Work instructions:
Give the number of lines in the listing that hold the word "this". Write nothing but that number.

----------

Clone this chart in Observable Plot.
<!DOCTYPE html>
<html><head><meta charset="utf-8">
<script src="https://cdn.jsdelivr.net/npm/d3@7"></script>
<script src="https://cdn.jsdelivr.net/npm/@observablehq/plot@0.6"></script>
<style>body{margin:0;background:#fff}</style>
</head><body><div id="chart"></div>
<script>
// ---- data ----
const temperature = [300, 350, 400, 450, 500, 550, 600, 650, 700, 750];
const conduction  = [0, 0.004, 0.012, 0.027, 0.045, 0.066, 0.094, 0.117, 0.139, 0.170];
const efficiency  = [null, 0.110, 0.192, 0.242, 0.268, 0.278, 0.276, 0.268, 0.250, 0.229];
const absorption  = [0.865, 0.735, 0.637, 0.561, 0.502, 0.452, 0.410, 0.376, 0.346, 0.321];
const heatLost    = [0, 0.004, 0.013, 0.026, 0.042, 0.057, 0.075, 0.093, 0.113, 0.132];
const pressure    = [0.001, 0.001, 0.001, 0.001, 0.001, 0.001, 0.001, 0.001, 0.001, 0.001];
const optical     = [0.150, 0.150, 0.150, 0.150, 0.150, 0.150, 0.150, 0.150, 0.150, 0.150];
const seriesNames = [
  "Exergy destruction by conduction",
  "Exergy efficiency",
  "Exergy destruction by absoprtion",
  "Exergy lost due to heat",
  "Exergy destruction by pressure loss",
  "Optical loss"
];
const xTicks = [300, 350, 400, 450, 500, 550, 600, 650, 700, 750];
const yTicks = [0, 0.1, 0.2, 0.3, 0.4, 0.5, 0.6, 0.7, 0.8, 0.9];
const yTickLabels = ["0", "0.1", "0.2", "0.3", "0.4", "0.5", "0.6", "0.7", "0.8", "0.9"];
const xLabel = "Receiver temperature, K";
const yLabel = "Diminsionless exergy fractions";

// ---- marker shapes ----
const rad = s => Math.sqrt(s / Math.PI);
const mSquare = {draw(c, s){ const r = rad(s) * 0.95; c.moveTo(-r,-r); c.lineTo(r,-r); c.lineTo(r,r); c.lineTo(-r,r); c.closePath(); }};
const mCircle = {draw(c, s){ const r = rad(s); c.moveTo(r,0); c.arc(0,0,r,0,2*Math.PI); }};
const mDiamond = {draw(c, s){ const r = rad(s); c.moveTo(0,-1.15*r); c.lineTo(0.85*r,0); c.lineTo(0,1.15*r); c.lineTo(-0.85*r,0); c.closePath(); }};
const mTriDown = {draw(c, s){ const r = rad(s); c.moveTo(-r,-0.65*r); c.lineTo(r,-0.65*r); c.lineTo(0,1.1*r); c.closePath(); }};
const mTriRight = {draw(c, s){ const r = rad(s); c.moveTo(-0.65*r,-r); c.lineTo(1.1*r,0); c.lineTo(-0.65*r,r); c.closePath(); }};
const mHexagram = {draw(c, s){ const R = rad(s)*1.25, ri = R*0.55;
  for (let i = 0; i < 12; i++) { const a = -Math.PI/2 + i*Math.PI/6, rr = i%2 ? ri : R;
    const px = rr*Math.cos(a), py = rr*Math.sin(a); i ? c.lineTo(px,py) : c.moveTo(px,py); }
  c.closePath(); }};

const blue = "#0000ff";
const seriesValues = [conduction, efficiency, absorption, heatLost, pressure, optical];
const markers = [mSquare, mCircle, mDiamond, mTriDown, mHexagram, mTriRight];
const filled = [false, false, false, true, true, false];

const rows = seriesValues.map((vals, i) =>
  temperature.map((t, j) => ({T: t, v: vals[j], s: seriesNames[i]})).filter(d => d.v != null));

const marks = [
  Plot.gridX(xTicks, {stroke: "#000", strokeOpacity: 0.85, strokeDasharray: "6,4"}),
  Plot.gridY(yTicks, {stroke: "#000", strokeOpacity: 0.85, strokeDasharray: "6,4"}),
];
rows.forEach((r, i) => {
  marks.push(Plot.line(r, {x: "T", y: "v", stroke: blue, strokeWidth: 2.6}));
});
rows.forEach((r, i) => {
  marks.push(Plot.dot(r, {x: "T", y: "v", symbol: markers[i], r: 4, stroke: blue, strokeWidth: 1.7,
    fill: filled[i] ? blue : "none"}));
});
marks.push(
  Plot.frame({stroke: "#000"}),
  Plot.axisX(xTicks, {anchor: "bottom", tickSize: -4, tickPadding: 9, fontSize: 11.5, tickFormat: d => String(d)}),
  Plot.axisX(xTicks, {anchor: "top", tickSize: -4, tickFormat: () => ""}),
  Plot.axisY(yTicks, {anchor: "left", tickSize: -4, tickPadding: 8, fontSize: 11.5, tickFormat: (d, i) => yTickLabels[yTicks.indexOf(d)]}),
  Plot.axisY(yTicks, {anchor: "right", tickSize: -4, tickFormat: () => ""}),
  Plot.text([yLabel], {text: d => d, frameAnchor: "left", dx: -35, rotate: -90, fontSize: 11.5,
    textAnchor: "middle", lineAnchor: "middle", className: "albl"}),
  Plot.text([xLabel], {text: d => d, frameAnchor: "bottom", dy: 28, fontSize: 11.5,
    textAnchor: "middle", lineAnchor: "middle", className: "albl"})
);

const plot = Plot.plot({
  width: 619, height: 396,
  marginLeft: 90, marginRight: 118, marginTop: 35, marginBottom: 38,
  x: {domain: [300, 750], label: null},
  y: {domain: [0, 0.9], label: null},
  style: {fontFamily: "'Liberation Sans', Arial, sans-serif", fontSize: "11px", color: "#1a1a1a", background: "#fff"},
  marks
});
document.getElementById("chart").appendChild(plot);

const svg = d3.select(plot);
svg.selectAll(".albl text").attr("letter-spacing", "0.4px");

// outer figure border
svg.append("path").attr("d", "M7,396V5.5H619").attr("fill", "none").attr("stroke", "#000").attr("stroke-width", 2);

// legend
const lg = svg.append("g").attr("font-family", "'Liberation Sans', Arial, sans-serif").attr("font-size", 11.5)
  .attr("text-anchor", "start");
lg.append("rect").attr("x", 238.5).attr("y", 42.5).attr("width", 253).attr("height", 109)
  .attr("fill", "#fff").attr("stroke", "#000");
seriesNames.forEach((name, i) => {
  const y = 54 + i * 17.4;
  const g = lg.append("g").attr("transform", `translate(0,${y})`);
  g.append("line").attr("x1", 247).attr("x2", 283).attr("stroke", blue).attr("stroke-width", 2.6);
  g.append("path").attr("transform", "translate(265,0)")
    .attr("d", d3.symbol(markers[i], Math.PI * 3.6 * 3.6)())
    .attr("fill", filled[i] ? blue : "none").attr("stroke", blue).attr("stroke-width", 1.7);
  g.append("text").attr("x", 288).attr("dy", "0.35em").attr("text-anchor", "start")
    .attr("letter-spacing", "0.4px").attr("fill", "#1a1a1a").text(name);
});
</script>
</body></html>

----------

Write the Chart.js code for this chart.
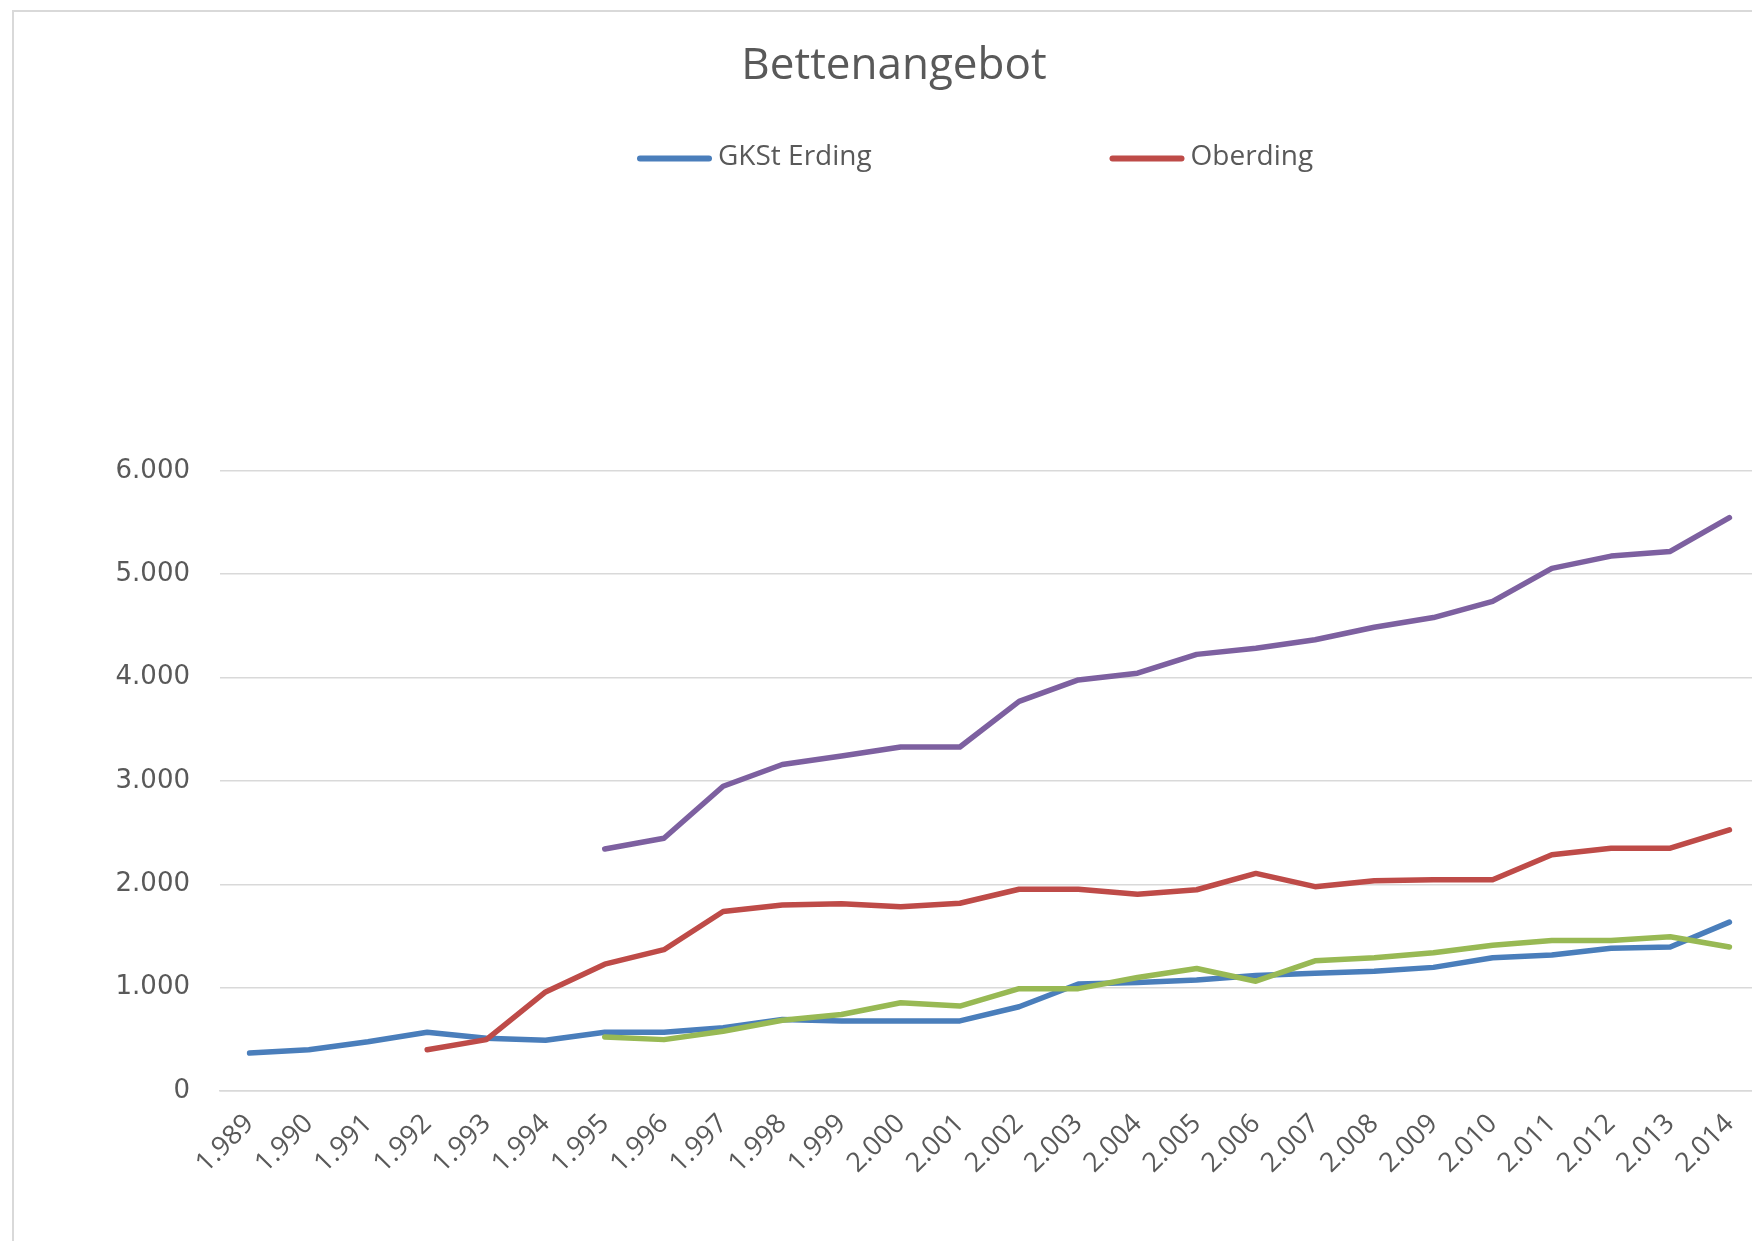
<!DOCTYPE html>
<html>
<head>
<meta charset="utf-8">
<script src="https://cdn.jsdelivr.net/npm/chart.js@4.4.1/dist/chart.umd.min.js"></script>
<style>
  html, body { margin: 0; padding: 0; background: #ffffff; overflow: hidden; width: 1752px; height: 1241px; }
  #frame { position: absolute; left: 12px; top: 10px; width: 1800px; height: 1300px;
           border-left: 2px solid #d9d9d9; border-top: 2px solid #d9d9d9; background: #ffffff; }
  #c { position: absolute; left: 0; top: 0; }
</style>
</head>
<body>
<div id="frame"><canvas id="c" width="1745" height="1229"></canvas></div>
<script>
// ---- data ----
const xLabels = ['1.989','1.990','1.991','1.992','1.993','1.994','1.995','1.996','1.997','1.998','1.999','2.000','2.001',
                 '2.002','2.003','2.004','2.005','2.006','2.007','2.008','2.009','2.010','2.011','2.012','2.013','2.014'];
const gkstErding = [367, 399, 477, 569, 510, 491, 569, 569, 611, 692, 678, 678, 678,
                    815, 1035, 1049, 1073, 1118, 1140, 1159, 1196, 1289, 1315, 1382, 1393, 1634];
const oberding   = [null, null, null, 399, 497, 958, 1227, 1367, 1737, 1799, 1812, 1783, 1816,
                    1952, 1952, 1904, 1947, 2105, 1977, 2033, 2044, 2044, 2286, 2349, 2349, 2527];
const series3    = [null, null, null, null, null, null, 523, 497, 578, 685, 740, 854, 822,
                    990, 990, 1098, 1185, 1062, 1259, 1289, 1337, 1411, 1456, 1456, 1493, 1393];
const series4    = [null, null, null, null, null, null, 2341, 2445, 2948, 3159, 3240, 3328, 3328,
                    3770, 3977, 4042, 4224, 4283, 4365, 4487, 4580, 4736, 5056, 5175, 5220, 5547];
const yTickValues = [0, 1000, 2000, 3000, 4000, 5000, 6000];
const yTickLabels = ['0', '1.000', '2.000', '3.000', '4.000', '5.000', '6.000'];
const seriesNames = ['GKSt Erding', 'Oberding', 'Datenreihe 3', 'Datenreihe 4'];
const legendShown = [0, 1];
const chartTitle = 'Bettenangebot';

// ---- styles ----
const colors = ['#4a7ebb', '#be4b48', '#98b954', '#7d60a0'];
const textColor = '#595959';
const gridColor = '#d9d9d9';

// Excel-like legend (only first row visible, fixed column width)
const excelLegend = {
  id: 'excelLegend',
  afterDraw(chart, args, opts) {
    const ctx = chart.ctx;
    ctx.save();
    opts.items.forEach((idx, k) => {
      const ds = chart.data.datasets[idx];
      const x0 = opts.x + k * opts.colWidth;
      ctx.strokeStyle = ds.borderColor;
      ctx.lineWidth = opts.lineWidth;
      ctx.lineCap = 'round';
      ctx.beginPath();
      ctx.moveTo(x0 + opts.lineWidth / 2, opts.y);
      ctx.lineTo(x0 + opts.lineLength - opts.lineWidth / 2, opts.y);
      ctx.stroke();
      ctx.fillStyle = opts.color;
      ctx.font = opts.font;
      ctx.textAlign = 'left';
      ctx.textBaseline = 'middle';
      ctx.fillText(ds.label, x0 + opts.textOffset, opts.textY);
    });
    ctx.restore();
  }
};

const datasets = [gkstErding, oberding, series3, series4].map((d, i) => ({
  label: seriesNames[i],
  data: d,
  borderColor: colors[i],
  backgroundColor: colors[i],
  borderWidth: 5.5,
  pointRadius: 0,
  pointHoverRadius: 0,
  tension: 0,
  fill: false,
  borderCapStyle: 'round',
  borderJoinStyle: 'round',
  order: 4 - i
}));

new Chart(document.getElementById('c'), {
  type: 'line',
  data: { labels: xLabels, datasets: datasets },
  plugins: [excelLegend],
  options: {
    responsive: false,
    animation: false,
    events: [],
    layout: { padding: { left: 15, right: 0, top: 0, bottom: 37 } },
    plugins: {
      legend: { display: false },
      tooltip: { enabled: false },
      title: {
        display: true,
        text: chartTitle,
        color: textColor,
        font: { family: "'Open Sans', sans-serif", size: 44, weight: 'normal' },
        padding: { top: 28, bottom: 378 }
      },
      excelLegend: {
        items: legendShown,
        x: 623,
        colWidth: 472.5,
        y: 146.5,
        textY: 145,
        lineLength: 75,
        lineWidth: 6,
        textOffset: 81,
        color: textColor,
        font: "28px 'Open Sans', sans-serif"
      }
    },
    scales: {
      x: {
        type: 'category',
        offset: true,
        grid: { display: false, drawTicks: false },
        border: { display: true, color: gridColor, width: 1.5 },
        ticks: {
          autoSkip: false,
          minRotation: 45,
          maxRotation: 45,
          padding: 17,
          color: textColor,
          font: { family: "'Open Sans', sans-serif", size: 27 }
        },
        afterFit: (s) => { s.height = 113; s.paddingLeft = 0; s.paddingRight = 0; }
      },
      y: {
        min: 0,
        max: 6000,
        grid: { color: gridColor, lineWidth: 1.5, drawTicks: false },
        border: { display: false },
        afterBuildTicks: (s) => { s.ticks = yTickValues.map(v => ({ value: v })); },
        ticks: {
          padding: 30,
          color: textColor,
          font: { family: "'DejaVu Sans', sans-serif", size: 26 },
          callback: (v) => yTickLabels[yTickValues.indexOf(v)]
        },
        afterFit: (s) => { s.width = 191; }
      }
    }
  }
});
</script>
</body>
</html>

----------

Finished exercise:
2